The US drugmaker made the comments after revealed that a 10% decline in Remicade sales to $557m combined with the strong US dollar had played a part in a 7% drop in revenue in the final three months of 2014.
For the full year, revenue from Remicade – which Merck sells worldwide apart from the US, Japan and China – fell 4% to $2.3bn. The firm attributed the decline to the impact of bisosimilar competition for the product.
Adam Schechter, president of global Human Health said the decline reflected biosimilar competition in smaller EU markets adding that “We will lose patent protection for Remicade this month across the remainder of our European markets.”
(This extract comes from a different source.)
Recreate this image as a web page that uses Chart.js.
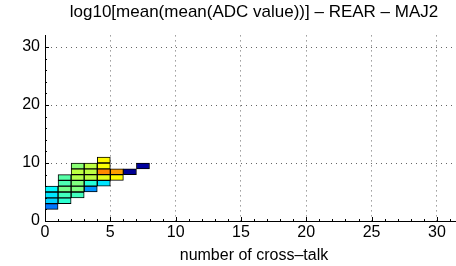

“We expect biosimilar competition to begin on patent expiration” Schechter continued, adding that while the firm thinks it will retain current Remicade patients it will face competition for new patients.
Schechter also said “there will be mandatory price reduction [for Remicade] in certain markets” citing countries where reference pricing is used like France and Spain as examples.
Another market where such cuts are likely is Norway, which has been assessing the anti-TNF market with an eye on biosimilars since 2013.
Several Remicade competitors have been launched in Merck markets in the past few years with and Ranbaxy’s Infimab in India and Hospira and Alvogen’s Inflectra (infliximab) in Bulgaria, Croatia, Estonia, Hungary, Latvia, Lithuania, Poland and Romania.
Celltrion is also expected to launch a Remicade biosimilar in Europe this year in collaboration with Hospira.
Merck & Co also spoke about the US FDA plans to rescind "breakthrough therapy" designation for the company's experimental combination treatment for hepatitis C in response to the approval of competitor products made by Gilead Sciences and AbbVie.
Roger Perlmutter, president of Merck Research Laboratories, said: “Breakthrough designation does not affect our filing strategy and the data are the data we have our Phase III data and we are moving along with our programme” adding that Merck intends to have further discussions with the US FDA.